The head of the private global intelligence agency, as Stratfor calls itself, goes to the extent of saying the US itself has created a situation for Pakistan to play the double game “of overt opposition to the Taliban and covert support for the Taliban” as it does not want to see the emergence of India as the sole regional power if Pakistan collapses.

“This is duplicitous only if you close your eyes to the Pakistani reality, which the Americans never did,” Friedman said. “There was ample evidence, as the WikiLeaks show, of covert ISI ties to the Taliban. The Americans knew they couldn’t break those ties.”

“They settled for what support Pakistan could give them while constantly pressing them harder and harder until genuine fears in Washington emerged that Pakistan could destabilise altogether,” he said.

“Since a stable Pakistan is more important to the United States than a victory in Afghanistan - which it wasn’t going to get anyway - the United States released pressure and increased aid. If Pakistan collapsed, then India would be the sole regional power, not something the United States wants,” Friedman said.
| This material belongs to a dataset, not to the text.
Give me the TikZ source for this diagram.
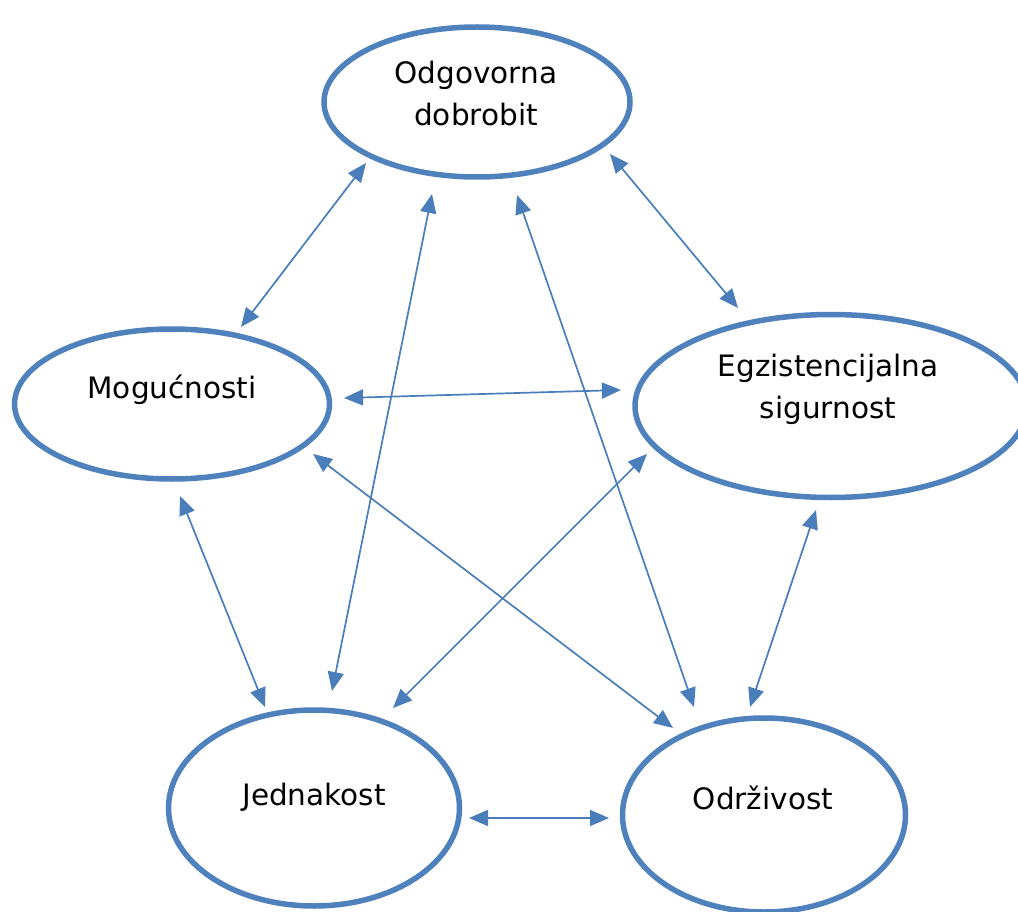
\documentclass[tikz,border=0pt]{standalone}
\usepackage{fontspec}
\setmainfont{DejaVu Sans}
\usetikzlibrary{arrows.meta,shapes.geometric}
\definecolor{ellblue}{HTML}{4F81BD}
\definecolor{arrblue}{HTML}{4A7EBB}
\begin{document}
\begin{tikzpicture}[x=1pt,y=-1pt,
  oval/.style={ellipse, draw=ellblue, line width=5.5pt, inner sep=0pt, outer sep=0pt, fill=white},
  lbl/.style={font=\fontsize{29.5}{42}\selectfont, align=center, inner sep=0pt, text=black},
  link/.style={draw=arrblue, line width=1.7pt, {Triangle[length=19pt,width=16pt]}-{Triangle[length=19pt,width=16pt]}, fill=arrblue}]
\useasboundingbox (0,0) rectangle (1018,912);
% ellipses
\node[oval, minimum width=306pt, minimum height=150pt] (O) at (477,102) {};
\node[oval, minimum width=315pt, minimum height=150pt] (M) at (172,404) {};
\node[oval, minimum width=392pt, minimum height=183pt] (E) at (831,406) {};
\node[oval, minimum width=291pt, minimum height=196pt] (J) at (314,808) {};
\node[oval, minimum width=283pt, minimum height=194pt] (D) at (764,815) {};
% labels
\node[lbl, anchor=base] (Ot) at (476,126) {Odgovorna\\dobrobit};
\node[lbl, anchor=base] (Mt) at (172,398) {Mogućnosti};
\node[lbl, anchor=base] (Et) at (828,418) {Egzistencijalna\\sigurnost};
\node[lbl, anchor=base] (Jt) at (314,805) {Jednakost};
\node[lbl, anchor=base] (Dt) at (763,809) {Održivost};
% arrow end points
\coordinate (a1s) at (366,163); \coordinate (a1e) at (241,327);
\coordinate (a2s) at (432,194); \coordinate (a2e) at (332,691);
\coordinate (a3s) at (517,195); \coordinate (a3e) at (694,707);
\coordinate (a4s) at (610,154); \coordinate (a4e) at (738,308);
\coordinate (a5s) at (344,398); \coordinate (a5e) at (621,390);
\coordinate (a6s) at (313,454); \coordinate (a6e) at (673,728);
\coordinate (a7s) at (180,496); \coordinate (a7e) at (265,707);
\coordinate (a8s) at (647,454); \coordinate (a8e) at (393,708);
\coordinate (a9s) at (816,510); \coordinate (a9e) at (750,707);
\coordinate (a10s) at (469,818); \coordinate (a10e) at (609,818);
% connectors
\draw[link] (a1s) -- (a1e);
\draw[link] (a2s) -- (a2e);
\draw[link] (a3s) -- (a3e);
\draw[link] (a4s) -- (a4e);
\draw[link] (a5s) -- (a5e);
\draw[link] (a6s) -- (a6e);
\draw[link] (a7s) -- (a7e);
\draw[link] (a8s) -- (a8e);
\draw[link] (a9s) -- (a9e);
\draw[link] (a10s) -- (a10e);
\end{tikzpicture}
\end{document}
Afghanistan is a secondary issue for the United States, especially since Al Qaeda has established bases in a number of other countries, particularly Pakistan, making the occupation of Afghanistan irrelevant to fighting Al Qaeda, Friedman said.

But “for Pakistan, an Afghanistan under Pakistani influence or at least a benign Afghanistan is a matter of overriding strategic importance,” he said. “It is therefore irrational to expect the Pakistanis to halt collaboration with the force that they expect to be a major part of the government of Afghanistan when the United States leaves.”

“Given that they don’t expect the Taliban to be defeated, and given that they are not interested in chaos in Afghanistan, it follows that they will maintain close relations with and support for the Taliban.”

“Given that the United States is powerful and is Pakistan’s only lever against India, the Pakistanis will not make this their public policy, however,” he said.

“The United States has thus created a situation in which the only rational policy for Pakistan is two-tiered, consisting of overt opposition to the Taliban and covert support for the Taliban.”

Lisa Curtis, a South Asia expert at the Heritage Foundation said “the leaked documents do reveal a level of US frustration with Pakistan’s dual policy of fighting some extremists while harbouring others” but suggested only a recalibration to “convince the Pakistanis to shift their strategy toward the Taliban in more fundamental ways.”

Daniel Markey, Senior Fellow for India, Pakistan, and South Asia at the Council on Foreign Relations, too noted that “on numerous occasions the US government has publicly implicated the ISI in terrorist activities, notably in the attack on the Indian embassy in Kabul perpetrated by the Haqqani network of Afghan Taliban with ISI support.”

“For decades - in many ways, since Pakistan’s very founding - Islamabad has supported militant groups to pressure Afghanistan and India. That practice persists,” Markey said. “The real question is what the United States ought to do about it.”